My Lords, it is perhaps appropriate that on behalf of Her Majesty's Government I should conclude this debate with a very few words. This Bill appears to me to be the affirmation of Her Majesty's subjects in this United Kingdom of a new faith. In the words of the Preamble to the Bill, it affirms their recognition of the Crown as the symbol of the free association of the Members of the Commonwealth of whom they are one, and of this Sovereign as the Head of the Commonwealth. That is a new conception in the history of the world, and we rejoice that it is out of the genius of our people that there has been born an idea that binds together so large a part of the world in bonds of a common loyalty. May we not rejoice, too, that it is in the person of Her Gracious Majesty, Queen Elizabeth II, that we see the first flowering of that conception which will, we believe, cherish and foster throughout the world the ideals of freedom and of peace, for which our people have fought and died and for which they now stand?
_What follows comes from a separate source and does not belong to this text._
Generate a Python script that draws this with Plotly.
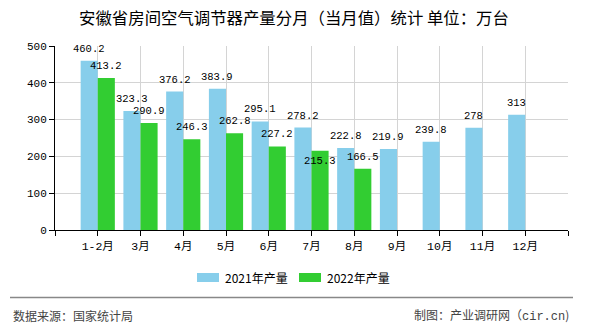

But this Bill, too—and perhaps for us this means most of all—recognises the Queen's Most Excellent Majesty, as the Queen of this Realm of England and Wales and Scotland and Northern Ireland, which are united under one Crown. It is one United Realm which now, for a period of time that can count its centuries, has shared under one King or Queen, good times and ill, glory and tribulation. We will not mar this day by controversy whether the Queen's Title should be Elizabeth I or Elizabeth II. Whatever number is chosen, the pedant may find fault he can find historical error whatever choice is made. It will surely accord with our tradition and history if, in all parts of this Realm, we accept without demur the Title which has found favour elsewhere throughout the Commonwealth, and with one heart and voice acclaim Elizabeth the Second by the Grace of God of the United Kingdom of Great Britain and Northern Ireland and of her other Realms and Territories, Queen.

On Question, Bill read 2a: Committee negatived.

Then, Standing Order No. XXXIX having been dispensed with (pursuant to Resolution), Bill read 3a, and passed.